In the long march of history, capitalism was an aberration. For 800 years, Europe, and later America, progressed through the expansion and energies of the rising urban middle classes, resulting in economic growth and advances in personal and political freedom. Industrialism tore this happy conjunction apart. Capitalism brought enormous economic advances, but it also marginalized the individual producer. It centralized the economy and society. It regimented workers, and it stifled the spirit of Organization Man.

But that was then, and now is now. The personalized economy reverts to the long-term trend of advancing wealth and freedom together. I cannot prove it, but I am sure that we would never have heard of Steve Jobs, Steve Wozniak, Michael Dell, Jeff Bezos, Mark Zuckerberg, and all the other new billionaires who have changed the world, if we had not first had James Dean, the Beatles, the Rolling Stones, Bob Dylan, David Bowie, Leonard Cohen, Andy Warhol, and Lou Reed. The counterculture made an indelible impression on the new billionaires, or else it set the style of iconoclastic free-thinking that is at the root of all mega-creation.

So the personalized economy is good because it increases freedom. It is also good because it is the sole hope of survival for our planet. It harnesses "weightlessness". In industrial economies, value means weight. All industrial progress from 1750 to 1950 involved building bigger and bigger industrial facilities. As economies grew, more and more heavy products such as steel, cement, iron, tractors, cars, tanks, and aircraft were produced.

Since 1950, however, progress means the proliferation of ever lighter and smaller products and services. The first computers were immensely heavy and as big as several football pitches. Now we can hold more computing power in our hands. The internet, too, magically annihilates weight and distance.

Thus, perhaps, the green nightmare recedes. The personalized economy is not capital-intensive, nor material-intensive, nor, to the same degree, energy-intensive.

But there are two huge problems with the personalized economy.

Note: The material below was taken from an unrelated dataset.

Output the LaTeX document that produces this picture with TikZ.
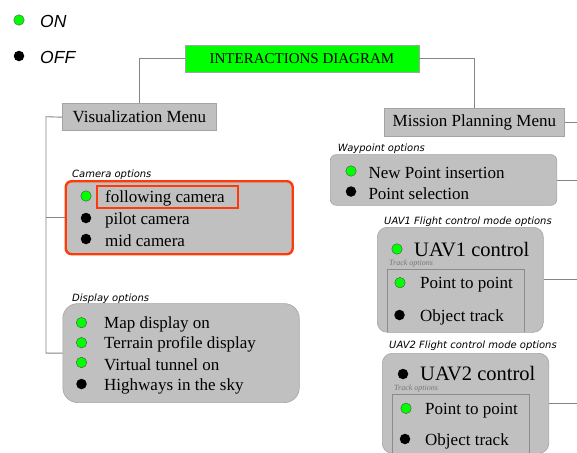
\documentclass[tikz,border=0pt]{standalone}
\usepackage{fontspec}
\setmainfont{Liberation Serif}
\newfontfamily\labelfont{DejaVu Sans}
\newfontfamily\legendfont{Liberation Sans}
\definecolor{boxgray}{HTML}{C0C0C0}
\definecolor{boxborder}{HTML}{A4A4A4}
\definecolor{linegray}{HTML}{858585}
\definecolor{ongreen}{HTML}{00FF00}
\definecolor{hiorange}{HTML}{FF3A0A}
\definecolor{trackgray}{HTML}{777777}
\tikzset{
  conn/.style={draw=linegray, line width=0.9pt},
  menubox/.style={draw=boxborder, fill=boxgray, line width=0.8pt, inner sep=0pt, anchor=north west, font=\fontsize{17}{20}\selectfont},
  optbox/.style={draw=boxborder, fill=boxgray, line width=0.6pt, inner sep=0pt, anchor=north west},
  ondot/.style={circle, draw=black!70, line width=0.4pt, fill=ongreen, minimum size=10.5pt, inner sep=0pt},
  offdot/.style={circle, fill=black, minimum size=10.5pt, inner sep=0pt},
  item/.style={anchor=west, inner sep=0pt, yshift=-2pt, font=\fontsize{17}{20}\selectfont},
  bigitem/.style={anchor=base west, inner sep=0pt, text depth=0pt, font=\fontsize{20.5}{24}\selectfont},
  grouplabel/.style={anchor=west, inner sep=0pt, yshift=-1pt, font=\labelfont\itshape\fontsize{10}{12}\selectfont},
  tracklabel/.style={anchor=west, inner sep=0pt, yshift=-0.5pt, text=trackgray, font=\itshape\fontsize{8}{10}\selectfont},
  legendtext/.style={anchor=west, inner sep=0pt, font=\legendfont\itshape\fontsize{17.5}{20}\selectfont},
  trackline/.style={draw=boxborder!85!black, line width=0.6pt},
}
\begin{document}
\begin{tikzpicture}[x=1pt,y=-1pt]
\clip (0,0) rectangle (577,452);
\fill[white] (0,0) rectangle (577,452);

% legend
\node[ondot] (onDot) at (19,20) {};
\node[legendtext] (onTxt) at (40,21) {ON};
\node[offdot] (offDot) at (19,56) {};
\node[legendtext] (offTxt) at (40,57) {OFF};

% title
\node[menubox, fill=ongreen, minimum width=234, minimum height=26.5, font=\fontsize{15}{18}\selectfont] (title) at (184.5,45) {INTERACTIONS DIAGRAM};

% menus
\node[menubox, minimum width=154, minimum height=27] (vis) at (62,103.3) {Visualization Menu};
\node[menubox, minimum width=180, minimum height=28] (mission) at (384,108.3) {Mission Planning Menu};

% camera options
\node[grouplabel] (camLbl) at (72,174) {Camera options};
\node[optbox, draw=hiorange, line width=2.4pt, rounded corners=6pt, minimum width=227, minimum height=73] (camera) at (64.5,180) {};
\node[draw=hiorange, line width=2.2pt, minimum width=141, minimum height=22, anchor=north west, inner sep=0pt] (hl) at (96,185) {};
\node[ondot] (c1d) at (86,196) {};
\node[item] (c1) at (105,196) {following camera};
\node[offdot] (c2d) at (86,218) {};
\node[item] (c2) at (105,218) {pilot camera};
\node[offdot] (c3d) at (86,239) {};
\node[item] (c3) at (105,239) {mid camera};

% display options
\node[grouplabel] (dispLbl) at (72,297.7) {Display options};
\node[optbox, rounded corners=15pt, minimum width=236.5, minimum height=99] (display) at (62.5,303.3) {};
\node[ondot] (d1d) at (81.5,322.7) {};
\node[item] (d1) at (104,322.7) {Map display on};
\node[ondot] (d2d) at (81.5,342.7) {};
\node[item] (d2) at (104,342.7) {Terrain profile display};
\node[ondot] (d3d) at (81.5,362.5) {};
\node[item] (d3) at (104,362.5) {Virtual tunnel on};
\node[offdot] (d4d) at (81.5,384) {};
\node[item] (d4) at (104,384) {Highways in the sky};

% waypoint options
\node[grouplabel] (wpLbl) at (337.7,147.3) {Waypoint options};
\node[optbox, rounded corners=6pt, minimum width=226.5, minimum height=50.7] (waypoint) at (330,154.3) {};
\node[ondot] (w1d) at (351,171) {};
\node[item] (w1) at (368.3,171) {New Point insertion};
\node[offdot] (w2d) at (351,191.5) {};
\node[item] (w2) at (368.3,191.5) {Point selection};

% UAV1
\node[grouplabel] (u1Lbl) at (384,221) {UAV1 Flight control mode options};
\node[optbox, rounded corners=10pt, minimum width=166, minimum height=105] (uav1) at (377,227) {};
\node[ondot] (u1d) at (397,249) {};
\node[bigitem] (u1) at (414,256.3) {UAV1 control};
\node[tracklabel] (u1tr) at (389,263) {Track options};
\draw[trackline] (387,331.5) |- (524,269) -- (524,331.5);
\node[ondot] (u1ad) at (400,282.7) {};
\node[item] (u1a) at (420,282.7) {Point to point};
\node[offdot] (u1bd) at (399.5,315) {};
\node[item] (u1b) at (420,315) {Object track};

% UAV2
\node[grouplabel] (u2Lbl) at (389,345) {UAV2 Flight control mode options};
\node[optbox, rounded corners=10pt, minimum width=166.5, minimum height=100] (uav2) at (382,353) {};
\node[offdot] (u2d) at (403,374) {};
\node[bigitem] (u2) at (420,380.6) {UAV2 control};
\node[tracklabel] (u2tr) at (394,387.6) {Track options};
\draw[trackline] (392,460) |- (529,394) -- (529,460);
\node[ondot] (u2ad) at (406,408.3) {};
\node[item] (u2a) at (425,408.3) {Point to point};
\node[offdot] (u2bd) at (405,439) {};
\node[item] (u2b) at (425,439) {Object track};

% connectors
\draw[conn] (title.west) -| (vis.north);
\draw[conn] (title.east) -| (mission.north);
\coordinate (trunk) at (46,116.7);
\draw[conn] (vis.west) -- (trunk) |- (display.west);
\draw[conn] (trunk |- camera.west) -- (camera.west);
\coordinate (edge) at (577,0);
\draw[conn] (mission.east) -- (mission.east -| edge);
\draw[conn] (waypoint.east) -- (waypoint.east -| edge);
\draw[conn] (uav1.east) -- (uav1.east -| edge);
\draw[conn] (uav2.east) -- (uav2.east -| edge);
\end{tikzpicture}
\end{document}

One is galloping inequality. This economy has no need for production workers, for the unskilled, or the barely competent. It has no need, not just for the underclass, but also for blue collar workers. It has no place for the uneducated or the uncreative. And the ethos of the personalized economy, though it is trendily insurgent, is also profoundly materialistic. This is not inevitable. The spiritual can coexist with the personalized economy rather well. But at the moment, the cult of money is winning hands down. And in the personalized economy, a very small proportion of the people make a very large percentage of income. Meritocracy is not as nice as it sounds.

The other problem with the personalized economy is that it only works for individualistic countries. It is not much use if the West reduces its plundering of the planet if the developing world and places such as China and India continue to ramp up their planet-plundering. There is still a workshop of the world, and it is going green far too slowly. The hard truth is that the powers that be in places such as China, North Korea, India, Russia, and most of the Middle East do not care about the planet, any more than they care about personal freedom (except their own). They care about their power now.

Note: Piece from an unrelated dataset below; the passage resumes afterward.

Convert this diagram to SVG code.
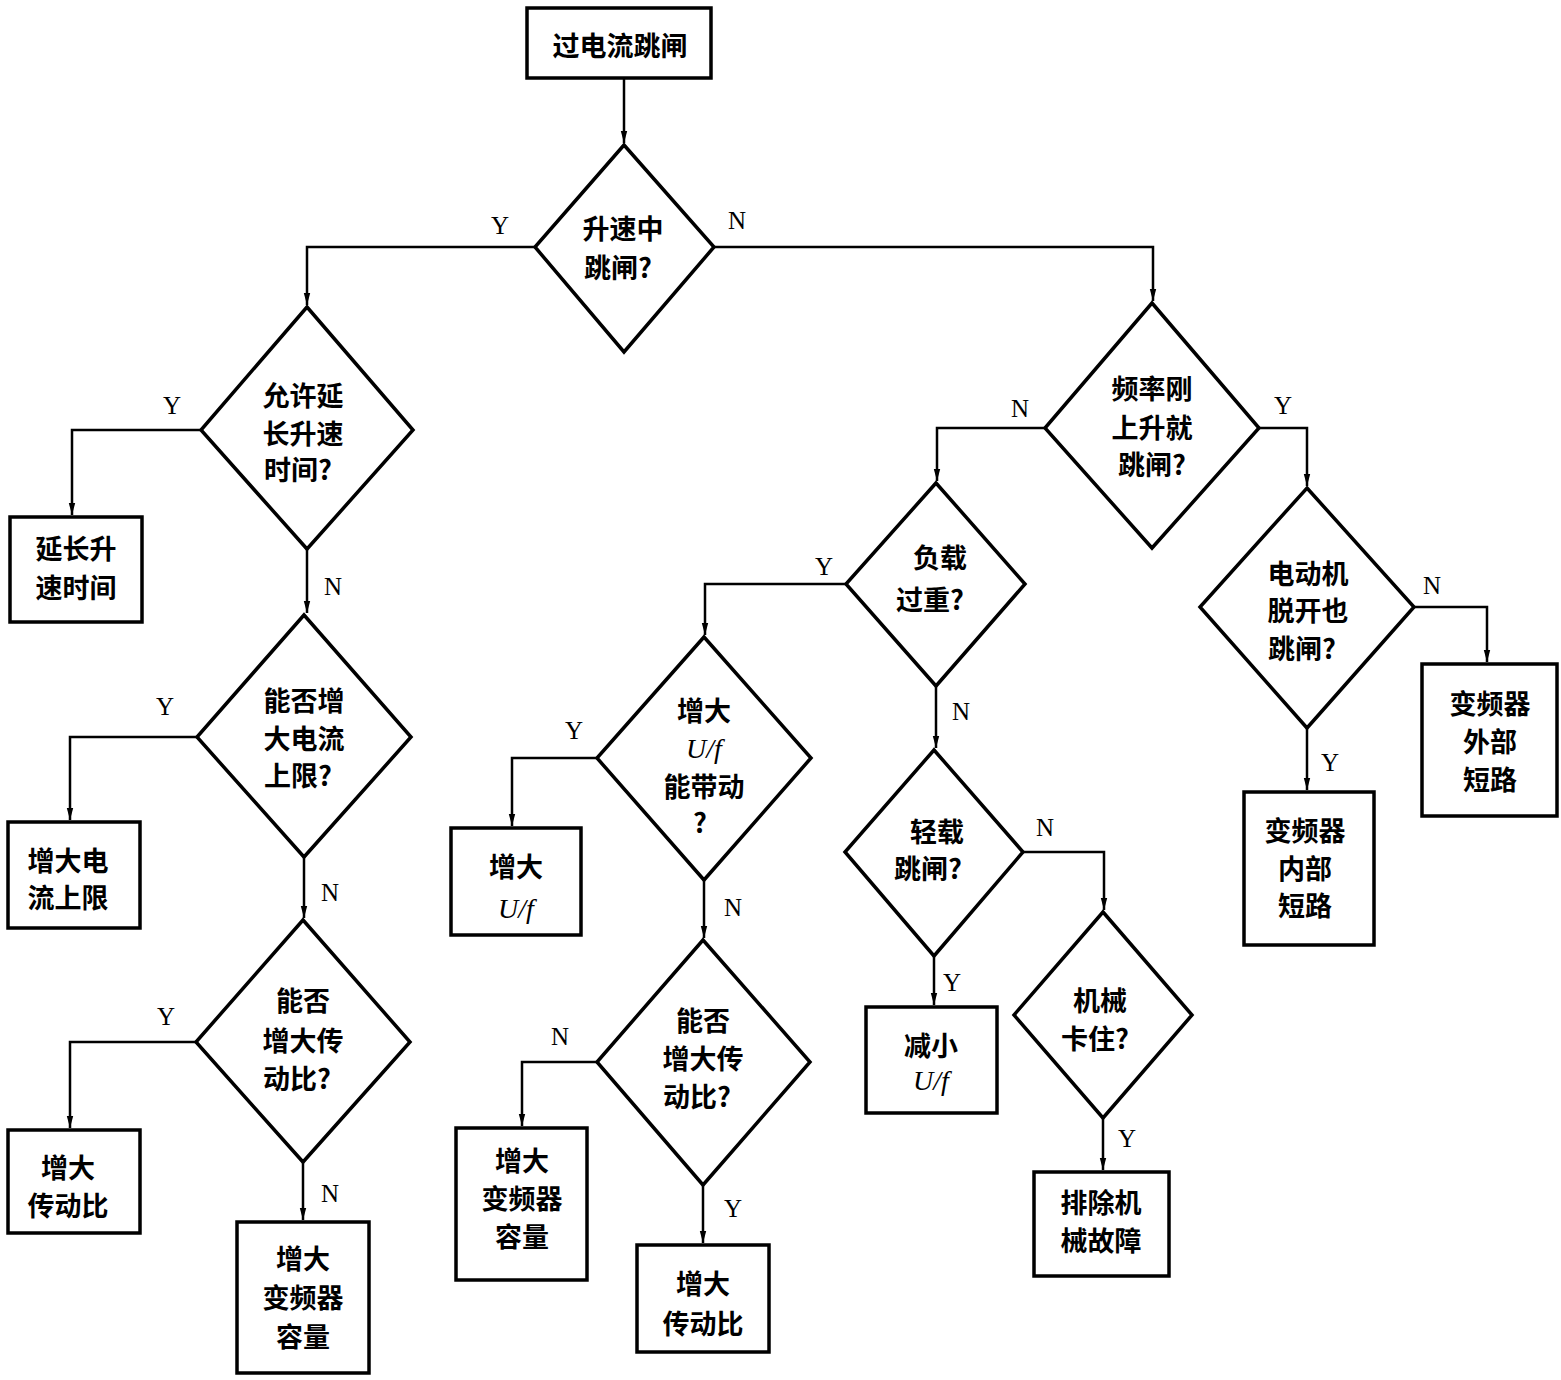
<svg xmlns="http://www.w3.org/2000/svg" width="1561" height="1380" viewBox="0 0 1561 1380">
<style>
.box{fill:#fff;stroke:#000;stroke-width:3.5}
.dia{fill:#fff;stroke:#000;stroke-width:3.5;stroke-linejoin:miter}
.con{fill:none;stroke:#000;stroke-width:2.5}
.t{font-family:"Noto Sans CJK SC","Liberation Sans",sans-serif;font-weight:bold;font-size:27px;text-anchor:middle;dominant-baseline:central;fill:#000}
.uf{font-family:"Liberation Serif",serif;font-style:italic;font-size:28px;text-anchor:middle;dominant-baseline:central;fill:#000}
.yn{font-family:"Liberation Serif",serif;font-size:25px;text-anchor:middle;dominant-baseline:central;fill:#000}
</style>
<defs>
<marker id="ar" viewBox="0 0 12 8" refX="12" refY="4" markerWidth="12" markerHeight="8" markerUnits="userSpaceOnUse" orient="auto">
<path d="M0,0.8 L12,4 L0,7.2 Z" fill="#000"/>
</marker>
</defs>
<rect width="1561" height="1380" fill="#fff"/>

<g id="connectors">
<path class="con" d="M624,78 V143" marker-end="url(#ar)"/>
<path class="con" d="M535,247 H307 V305" marker-end="url(#ar)"/>
<path class="con" d="M714,247 H1153 V301" marker-end="url(#ar)"/>
<path class="con" d="M201,430 H72 V515" marker-end="url(#ar)"/>
<path class="con" d="M307,549 V613" marker-end="url(#ar)"/>
<path class="con" d="M197,737 H70 V820" marker-end="url(#ar)"/>
<path class="con" d="M304,857 V918" marker-end="url(#ar)"/>
<path class="con" d="M196,1042 H70 V1128" marker-end="url(#ar)"/>
<path class="con" d="M303,1162 V1220" marker-end="url(#ar)"/>
<path class="con" d="M1045,428 H937 V481" marker-end="url(#ar)"/>
<path class="con" d="M1259,428 H1307 V486" marker-end="url(#ar)"/>
<path class="con" d="M846,584 H705 V635" marker-end="url(#ar)"/>
<path class="con" d="M936,686 V748" marker-end="url(#ar)"/>
<path class="con" d="M597,758 H512 V826" marker-end="url(#ar)"/>
<path class="con" d="M704,880 V938" marker-end="url(#ar)"/>
<path class="con" d="M597,1062 H522 V1126" marker-end="url(#ar)"/>
<path class="con" d="M703,1185 V1243" marker-end="url(#ar)"/>
<path class="con" d="M1023,852 H1104 V910" marker-end="url(#ar)"/>
<path class="con" d="M934,956 V1005" marker-end="url(#ar)"/>
<path class="con" d="M1103,1118 V1170" marker-end="url(#ar)"/>
<path class="con" d="M1414,607 H1487 V662" marker-end="url(#ar)"/>
<path class="con" d="M1307,728 V790" marker-end="url(#ar)"/>
<text class="yn" x="500" y="225">Y</text>
<text class="yn" x="737" y="220">N</text>
<text class="yn" x="172" y="405">Y</text>
<text class="yn" x="333" y="586">N</text>
<text class="yn" x="165" y="706">Y</text>
<text class="yn" x="330" y="892">N</text>
<text class="yn" x="166" y="1016">Y</text>
<text class="yn" x="330" y="1193">N</text>
<text class="yn" x="1020" y="408">N</text>
<text class="yn" x="1283" y="405">Y</text>
<text class="yn" x="824" y="566">Y</text>
<text class="yn" x="961" y="711">N</text>
<text class="yn" x="574" y="730">Y</text>
<text class="yn" x="733" y="907">N</text>
<text class="yn" x="560" y="1036">N</text>
<text class="yn" x="733" y="1208">Y</text>
<text class="yn" x="1045" y="827">N</text>
<text class="yn" x="952" y="982">Y</text>
<text class="yn" x="1127" y="1138">Y</text>
<text class="yn" x="1432" y="585">N</text>
<text class="yn" x="1330" y="762">Y</text>
</g>

<g id="n1"><rect class="box" x="527" y="8" width="184" height="70"/><text class="t" x="620" y="44">过电流跳闸</text></g>

<g id="n2"><polygon class="dia" points="624,145 714,247 624,352 535,247"/>
<text class="t" x="623" y="227">升速中</text><text class="t" x="618" y="266">跳闸?</text></g>

<g id="n3"><polygon class="dia" points="307,307 413,430 307,549 201,430"/>
<text class="t" x="303" y="394">允许延</text><text class="t" x="303" y="432">长升速</text><text class="t" x="298" y="468">时间?</text></g>

<g id="n4"><rect class="box" x="10" y="517" width="132" height="105"/>
<text class="t" x="76" y="547">延长升</text><text class="t" x="76" y="586">速时间</text></g>

<g id="n5"><polygon class="dia" points="304,615 411,737 304,857 197,737"/>
<text class="t" x="304" y="699">能否增</text><text class="t" x="304" y="737">大电流</text><text class="t" x="298" y="774">上限?</text></g>

<g id="n6"><rect class="box" x="8" y="822" width="132" height="106"/>
<text class="t" x="68" y="859">增大电</text><text class="t" x="68" y="896">流上限</text></g>

<g id="n7"><polygon class="dia" points="303,920 410,1042 303,1162 196,1042"/>
<text class="t" x="303" y="999">能否</text><text class="t" x="303" y="1039">增大传</text><text class="t" x="297" y="1077">动比?</text></g>

<g id="n8"><rect class="box" x="8" y="1130" width="132" height="103"/>
<text class="t" x="68" y="1166">增大</text><text class="t" x="68" y="1204">传动比</text></g>

<g id="n9"><rect class="box" x="237" y="1222" width="132" height="151"/>
<text class="t" x="303" y="1257">增大</text><text class="t" x="303" y="1296">变频器</text><text class="t" x="303" y="1335">容量</text></g>

<g id="n10"><polygon class="dia" points="1152,303 1259,428 1152,548 1045,428"/>
<text class="t" x="1152" y="387">频率刚</text><text class="t" x="1152" y="426">上升就</text><text class="t" x="1152" y="463">跳闸?</text></g>

<g id="n11"><polygon class="dia" points="936,483 1025,584 936,686 846,584"/>
<text class="t" x="940" y="556">负载</text><text class="t" x="930" y="598">过重?</text></g>

<g id="n12"><polygon class="dia" points="704,637 811,758 704,880 597,758"/>
<text class="t" x="704" y="709">增大</text><text class="uf" x="704" y="748">U/f</text><text class="t" x="704" y="785">能带动</text><text class="t" x="700" y="821">?</text></g>

<g id="n13"><rect class="box" x="451" y="828" width="130" height="107"/>
<text class="t" x="516" y="865">增大</text><text class="uf" x="516" y="908">U/f</text></g>

<g id="n14"><polygon class="dia" points="703,940 810,1062 703,1185 597,1062"/>
<text class="t" x="703" y="1019">能否</text><text class="t" x="703" y="1057">增大传</text><text class="t" x="697" y="1095">动比?</text></g>

<g id="n15"><rect class="box" x="456" y="1128" width="131" height="152"/>
<text class="t" x="522" y="1159">增大</text><text class="t" x="522" y="1197">变频器</text><text class="t" x="522" y="1235">容量</text></g>

<g id="n16"><rect class="box" x="637" y="1245" width="132" height="107"/>
<text class="t" x="703" y="1282">增大</text><text class="t" x="703" y="1322">传动比</text></g>

<g id="n17"><polygon class="dia" points="934,750 1023,852 934,956 845,852"/>
<text class="t" x="937" y="830">轻载</text><text class="t" x="928" y="867">跳闸?</text></g>

<g id="n18"><rect class="box" x="866" y="1007" width="131" height="106"/>
<text class="t" x="931" y="1044">减小</text><text class="uf" x="931" y="1080">U/f</text></g>

<g id="n19"><polygon class="dia" points="1103,912 1192,1015 1103,1118 1014,1015"/>
<text class="t" x="1100" y="999">机械</text><text class="t" x="1095" y="1037">卡住?</text></g>

<g id="n20"><rect class="box" x="1034" y="1172" width="135" height="104"/>
<text class="t" x="1101" y="1201">排除机</text><text class="t" x="1101" y="1239">械故障</text></g>

<g id="n21"><polygon class="dia" points="1307,488 1414,607 1307,728 1200,607"/>
<text class="t" x="1308" y="572">电动机</text><text class="t" x="1308" y="609">脱开也</text><text class="t" x="1302" y="647">跳闸?</text></g>

<g id="n22"><rect class="box" x="1422" y="664" width="135" height="152"/>
<text class="t" x="1490" y="702">变频器</text><text class="t" x="1490" y="740">外部</text><text class="t" x="1490" y="778">短路</text></g>

<g id="n23"><rect class="box" x="1244" y="792" width="130" height="153"/>
<text class="t" x="1305" y="829">变频器</text><text class="t" x="1305" y="867">内部</text><text class="t" x="1305" y="904">短路</text></g>
</svg>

In spawning machine-based economies, the West may have led the world to the brink of ecological suicide. The only hope is the global replacement of industrial capitalism by the personalized economy. Currently this looks unlikely. The personalized economy can only exist with a high degree of personal freedom. To succeed in creating a personalized economy means adopting and embracing Western values. It means not just becoming like the West - it means becoming part of the West. And that is not going to happen soon, or perhaps at all.